* _TASK GOAL_: Write out the listing, please, but only from its first line through the line containing "const categories = ranks.flatMap(()", exactly as given and without pictures.

* _DATA PROVIDED_:

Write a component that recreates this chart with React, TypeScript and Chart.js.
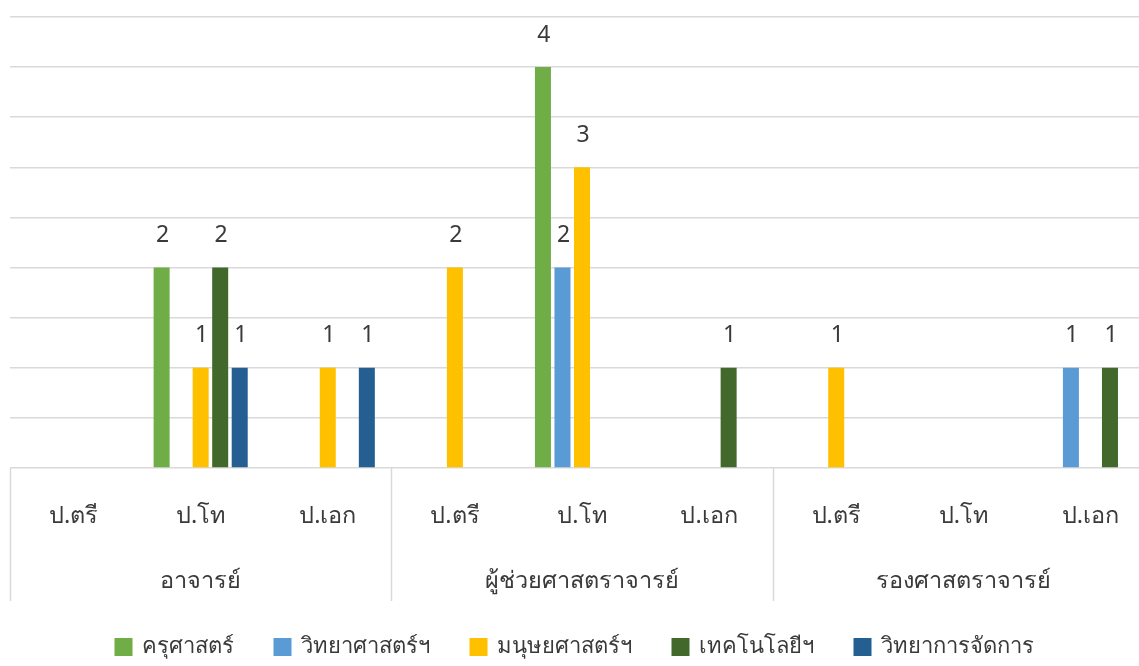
import { useEffect, useRef } from "react";
import { Chart, registerables } from "chart.js";

Chart.register(...registerables);

const ranks = ["อาจารย์", "ผู้ช่วยศาสตราจารย์", "รองศาสตราจารย์"];
const degrees = ["ป.ตรี", "ป.โท", "ป.เอก"];
const categories = ranks.flatMap(() => degrees);

const seriesNames = ["ครุศาสตร์", "วิทยาศาสตร์ฯ", "มนุษยศาสตร์ฯ", "เทคโนโลยีฯ", "วิทยาการจัดการ"];
const seriesColors = ["#70AD47", "#5B9BD5", "#FFC000", "#43682B", "#255E91"];

const kru = [null, 2, null, null, 4, null, null, null, null];
const sci = [null, null, null, null, 2, null, null, null, 1];
const hum = [null, 1, 1, 2, 3, null, 1, null, null];
const tech = [null, 2, null, null, null, 1, null, null, 1];
const mgmt = [null, 1, 1, null, null, null, null, null, null];
const seriesValues = [kru, sci, hum, tech, mgmt];

const yMax = 4.5;
const yStep = 0.5;

const FONT = '"Noto Sans", "DejaVu Sans", sans-serif';
const TEXT = "#3a3a3a";
const LINE = "#d9d9d9";

const overlay = {
  id: "overlay",
  afterDraw(chart: any) {
    const ctx = chart.ctx;
    const xs = chart.scales.x;
    const area = chart.chartArea;
    const n = categories.length;
    const cw = (xs.right - xs.left) / n;
    ctx.save();
    // data labels
    ctx.fillStyle = TEXT;
    ctx.font = `23px ${FONT}`;
    ctx.textAlign = "center";
    ctx.textBaseline = "middle";
    chart.data.datasets.forEach((ds: any, di: number) => {
      const meta = chart.getDatasetMeta(di);
      meta.data.forEach((el: any, i: number) => {
        const v = ds.data[i];
        if (v == null || v === 0) return;
        ctx.fillText(String(v), el.x + 1, el.y - 32);
      });
    });
    // x axis labels
    ctx.font = `23.5px ${FONT}`;
    categories.forEach((lab, i) => {
      ctx.fillText(lab, xs.getPixelForValue(i), 516);
    });
    ranks.forEach((r, g) => {
      const c = (xs.getPixelForValue(g * 3) + xs.getPixelForValue(g * 3 + 2)) / 2;
      ctx.fillText(r, c, 581);
    });
    // separators
    ctx.strokeStyle = LINE;
    ctx.lineWidth = 1.5;
    for (let g = 0; g <= ranks.length; g++) {
      const x = Math.round(xs.getPixelForValue(g * 3) - cw / 2) + 0.5;
      ctx.beginPath();
      ctx.moveTo(x, area.bottom);
      ctx.lineTo(x, 601);
      ctx.stroke();
    }
    // legend
    ctx.font = `22px ${FONT}`;
    ctx.textAlign = "left";
    const box = 18;
    const gapBoxText = 9;
    const gapItems = 40;
    const widths = seriesNames.map((s) => box + gapBoxText + ctx.measureText(s).width);
    const total = widths.reduce((a, b) => a + b, 0) + gapItems * (seriesNames.length - 1);
    let x = 574 - total / 2;
    const cy = 647;
    seriesNames.forEach((s, i) => {
      ctx.fillStyle = seriesColors[i];
      ctx.fillRect(x, cy - box / 2, box, box);
      ctx.fillStyle = TEXT;
      ctx.fillText(s, x + box + gapBoxText, cy);
      x += widths[i] + gapItems;
    });
    ctx.restore();
  },
};

export default function App() {
  const ref = useRef<HTMLCanvasElement | null>(null);
  useEffect(() => {
    if (!ref.current) return;
    const chart = new Chart(ref.current, {
      type: "bar",
      data: {
        labels: categories,
        datasets: seriesNames.map((name, i) => ({
          label: name,
          data: seriesValues[i],
          backgroundColor: seriesColors[i],
          borderWidth: 0,
          categoryPercentage: 0.768,
          barPercentage: 0.82,
        })),
      },
      options: {
        responsive: false,
        animation: false,
        devicePixelRatio: 1,
        layout: { padding: { left: 10, right: 8, top: 17, bottom: 198 } },
        plugins: { legend: { display: false }, tooltip: { enabled: false } },
        scales: {
          x: { display: false },
          y: {
            display: true,
            min: 0,
            max: yMax,
            ticks: { display: false, stepSize: yStep },
            border: { display: false },
            grid: { color: LINE, lineWidth: 1.5, drawTicks: false },
          },
        },
      },
      plugins: [overlay],
    });
    return () => chart.destroy();
  }, []);
  return (
    <div style={{ position: "fixed", left: 0, top: 0, width: 1139, height: 666, overflow: "hidden", background: "#fff" }}>
      <canvas ref={ref} width={1162} height={666} style={{ display: "block" }} />
    </div>
  );
}
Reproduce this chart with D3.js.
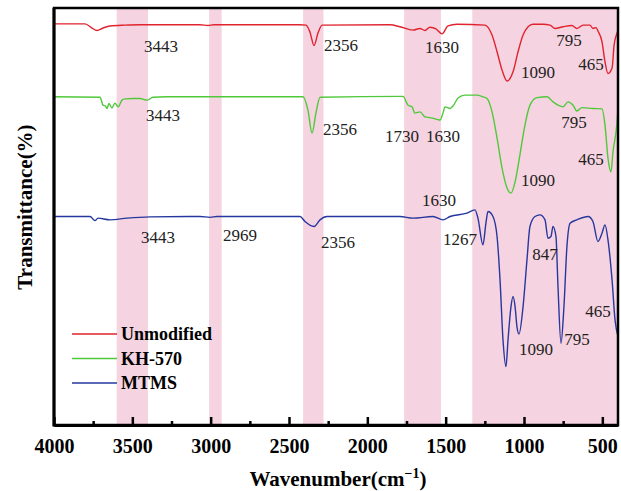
<!DOCTYPE html>
<html>
<head>
<meta charset="utf-8">
<script src="https://cdn.jsdelivr.net/npm/d3@7"></script>
<style>
  html, body { margin: 0; padding: 0; background: #fff; }
  svg { display: block; }
  svg text { font-family: "Liberation Serif", "Times New Roman", Times, "DejaVu Serif", serif; }
</style>
</head>
<body>
<svg id="chart" width="621" height="491"></svg>
<script>
// FTIR spectra of silica samples: [wavenumber (cm-1), transmittance (a.u., offset)]
const unmodified = [
  [4000, 96.2], [3802, 96.2], [3757, 95.2], [3726, 94.6], [3687, 95.2], [3643, 95.7],
  [3547, 95.9], [3451, 96.0], [3068, 96.0], [3017, 95.8], [2979, 96.0], [2430, 96.0],
  [2391, 95.9], [2366, 94.2], [2340, 91.0], [2315, 94.0], [2289, 95.9], [1855, 96.0],
  [1792, 95.5], [1708, 94.7], [1664, 95.1], [1632, 94.6], [1600, 95.4], [1562, 95.0],
  [1523, 93.8], [1485, 95.7], [1428, 96.1], [1249, 95.9], [1204, 93.5], [1172, 89.5],
  [1140, 85.1], [1108, 82.5], [1070, 84.7], [1038, 89.5], [1006, 93.5], [974, 95.5],
  [943, 96.1], [879, 96.1], [834, 95.9], [802, 95.1], [751, 95.5], [694, 95.8],
  [662, 95.1], [623, 95.9], [579, 95.9], [560, 95.1], [540, 95.3], [528, 94.5],
  [502, 91.9], [483, 87.1], [464, 84.3], [438, 85.6], [425, 91.1], [406, 94.0], [400, 94.7]
];
const kh570 = [
  [4000, 78.7], [3706, 78.6], [3687, 76.7], [3671, 76.5], [3662, 75.9], [3649, 77.1],
  [3630, 76.0], [3611, 77.2], [3591, 76.3], [3566, 77.9], [3547, 78.2], [3496, 78.3],
  [3451, 78.3], [3406, 77.9], [3368, 78.6], [3279, 78.7], [2411, 78.7], [2379, 75.5],
  [2353, 70.0], [2328, 74.8], [2302, 78.6], [1772, 78.8], [1740, 76.7], [1715, 76.3],
  [1696, 74.8], [1664, 75.1], [1632, 73.9], [1600, 73.7], [1555, 73.3], [1536, 73.1],
  [1517, 74.8], [1504, 76.3], [1472, 75.9], [1453, 76.5], [1421, 78.4], [1377, 79.1],
  [1300, 79.1], [1262, 78.7], [1236, 78.3], [1204, 75.1], [1172, 68.8], [1140, 61.6],
  [1108, 56.8], [1083, 55.6], [1057, 58.3], [1026, 64.8], [994, 71.9], [962, 76.7],
  [917, 78.5], [853, 78.7], [815, 77.5], [783, 76.7], [751, 76.3], [719, 77.5],
  [687, 76.7], [662, 75.3], [630, 76.1], [560, 75.9], [502, 75.8], [483, 71.9],
  [464, 64.0], [445, 60.7], [432, 65.5], [406, 72.7], [400, 76.0]
];
const mtms = [
  [4000, 50.0], [3770, 50.0], [3738, 49.0], [3719, 49.6], [3643, 49.2], [3534, 49.6],
  [3387, 49.9], [3068, 50.0], [3004, 49.8], [2960, 50.0], [2430, 50.0], [2398, 48.8],
  [2340, 47.6], [2302, 49.2], [2257, 50.0], [1792, 50.0], [1708, 49.6], [1581, 50.0],
  [1517, 49.2], [1472, 50.0], [1364, 50.8], [1313, 51.6], [1294, 49.6], [1262, 43.2],
  [1243, 48.4], [1230, 51.2], [1198, 50.0], [1172, 45.2], [1153, 34.8], [1134, 20.4],
  [1115, 14.0], [1102, 20.4], [1083, 28.4], [1070, 30.8], [1057, 28.4], [1045, 23.6],
  [1032, 21.8], [1006, 28.4], [981, 39.6], [962, 47.6], [930, 50.0], [898, 50.4],
  [866, 49.2], [847, 44.8], [828, 45.2], [815, 47.6], [796, 45.2], [783, 33.2],
  [764, 19.6], [745, 28.4], [726, 42.8], [706, 48.4], [662, 49.2], [591, 50.0],
  [560, 48.8], [528, 44.0], [502, 46.0], [483, 48.0], [464, 44.4], [438, 34.8],
  [419, 25.2], [400, 21.2]
];

// highlighted absorption regions [from, to] in cm-1
const bands = [[3600, 3400], [3010, 2930], [2410, 2280], [1765, 1530], [1330, 400]];

// peak annotations: [text, wavenumber at label centre, transmittance at baseline]
const peakLabels = [
  ["3443", 3317, 89.4], ["2356", 2168, 89.7], ["1630", 1523, 89.2],
  ["1090", 911, 83.2], ["795", 713, 90.9], ["465", 572, 85.1],
  ["3443", 3304, 72.9], ["2356", 2174, 69.5], ["1730", 1779, 67.8], ["1630", 1517, 67.8],
  ["795", 681, 71.2], ["465", 572, 62.3], ["1090", 911, 57.3],
  ["3443", 3336, 43.6], ["2969", 2813, 44.1], ["2356", 2187, 42.4], ["1630", 1543, 52.5],
  ["1267", 1409, 43.2], ["847", 866, 39.6], ["1090", 923, 16.8], ["795", 662, 19.2],
  ["465", 528, 25.9]
];

const seriesNames = ["Unmodified", "KH-570", "MTMS"];
const seriesColors = ["#e0232e", "#4fc93a", "#26379f"];
const seriesData = [unmodified, kh570, mtms];

const xTicks = [4000, 3500, 3000, 2500, 2000, 1500, 1000, 500];
const xMinorTicks = [3750, 3250, 2750, 2250, 1750, 1250, 750];

const svg = d3.select("#chart");
const plotL = 54, plotR = 618, plotT = 8, plotB = 425;

const x = d3.scaleLinear().domain([4000, 400]).range([plotL, plotR]);
const y = d3.scaleLinear().domain([0, 100]).range([plotB, plotT]);

// shaded bands
svg.append("g").selectAll("rect").data(bands).join("rect")
  .attr("x", d => x(d[0]))
  .attr("width", d => x(d[1]) - x(d[0]))
  .attr("y", plotT)
  .attr("height", plotB - plotT)
  .attr("fill", "#f6d3e0");

// spectra
const line = d3.line()
  .x(d => x(d[0]))
  .y(d => y(d[1]))
  .curve(d3.curveMonotoneX);

svg.append("g").selectAll("path").data(seriesData).join("path")
  .attr("d", line)
  .attr("fill", "none")
  .attr("stroke", (d, i) => seriesColors[i])
  .attr("stroke-width", 1.4);

// peak labels
svg.append("g").selectAll("text").data(peakLabels).join("text")
  .attr("x", d => x(d[1]))
  .attr("y", d => y(d[2]))
  .attr("text-anchor", "middle")
  .style("font-size", "17px")
  .attr("fill", "#222")
  .text(d => d[0]);

// frame
svg.append("rect")
  .attr("x", plotL).attr("y", plotT)
  .attr("width", plotR - plotL).attr("height", plotB - plotT)
  .attr("fill", "none").attr("stroke", "#000").attr("stroke-width", 2.5);

// bottom axis with inward ticks
const xAxis = svg.append("g")
  .attr("transform", `translate(0,${plotB})`)
  .call(d3.axisBottom(x).tickValues(xTicks).tickSizeInner(-8).tickSizeOuter(0).tickPadding(14).tickFormat(d3.format("d")));
xAxis.attr("font-family", null).attr("font-size", null);
xAxis.select(".domain").attr("stroke-width", 3);
xAxis.selectAll(".tick line").attr("stroke-width", 2.5);
xAxis.selectAll("text")
  .style("font-weight", "bold")
  .style("font-size", "20px")
  .attr("fill", "#000");

const xMinor = svg.append("g")
  .attr("transform", `translate(0,${plotB})`)
  .call(d3.axisBottom(x).tickValues(xMinorTicks).tickSizeInner(-4).tickSizeOuter(0).tickFormat(""));
xMinor.select(".domain").remove();
xMinor.selectAll(".tick line").attr("stroke-width", 2.5);

// left axis line
svg.append("line")
  .attr("x1", plotL).attr("x2", plotL).attr("y1", plotT).attr("y2", plotB + 1.5)
  .attr("stroke", "#000").attr("stroke-width", 3);

// axis titles
const xTitle = svg.append("text")
  .attr("x", 338).attr("y", 486)
  .attr("text-anchor", "middle")
  .style("font-weight", "bold")
  .style("font-size", "21px");
xTitle.append("tspan").text("Wavenumber(cm");
xTitle.append("tspan").attr("dy", -8).style("font-size", "14px").text("\u22121");
xTitle.append("tspan").attr("dy", 8).text(")");

svg.append("text")
  .attr("transform", "translate(32,207) rotate(-90)")
  .attr("text-anchor", "middle")
  .style("font-weight", "bold")
  .style("font-size", "21px")
  .text("Transmittance(%)");

// legend
const legend = svg.append("g").selectAll("g").data(seriesNames).join("g")
  .attr("transform", (d, i) => `translate(72,${334 + i * 24.5})`);
legend.append("line")
  .attr("x1", 0).attr("x2", 45)
  .attr("stroke", (d, i) => seriesColors[i])
  .attr("stroke-width", 1.5);
legend.append("text")
  .attr("x", 49).attr("y", 6)
  .style("font-weight", "bold")
  .style("font-size", "18px")
  .text(d => d);
</script>
</body>
</html>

* _FINISHED TASK_:
Write a component that recreates this chart with React, TypeScript and Chart.js.
import { useEffect, useRef } from "react";
import { Chart, registerables } from "chart.js";

Chart.register(...registerables);

const ranks = ["อาจารย์", "ผู้ช่วยศาสตราจารย์", "รองศาสตราจารย์"];
const degrees = ["ป.ตรี", "ป.โท", "ป.เอก"];
const categories = ranks.flatMap(() => degrees);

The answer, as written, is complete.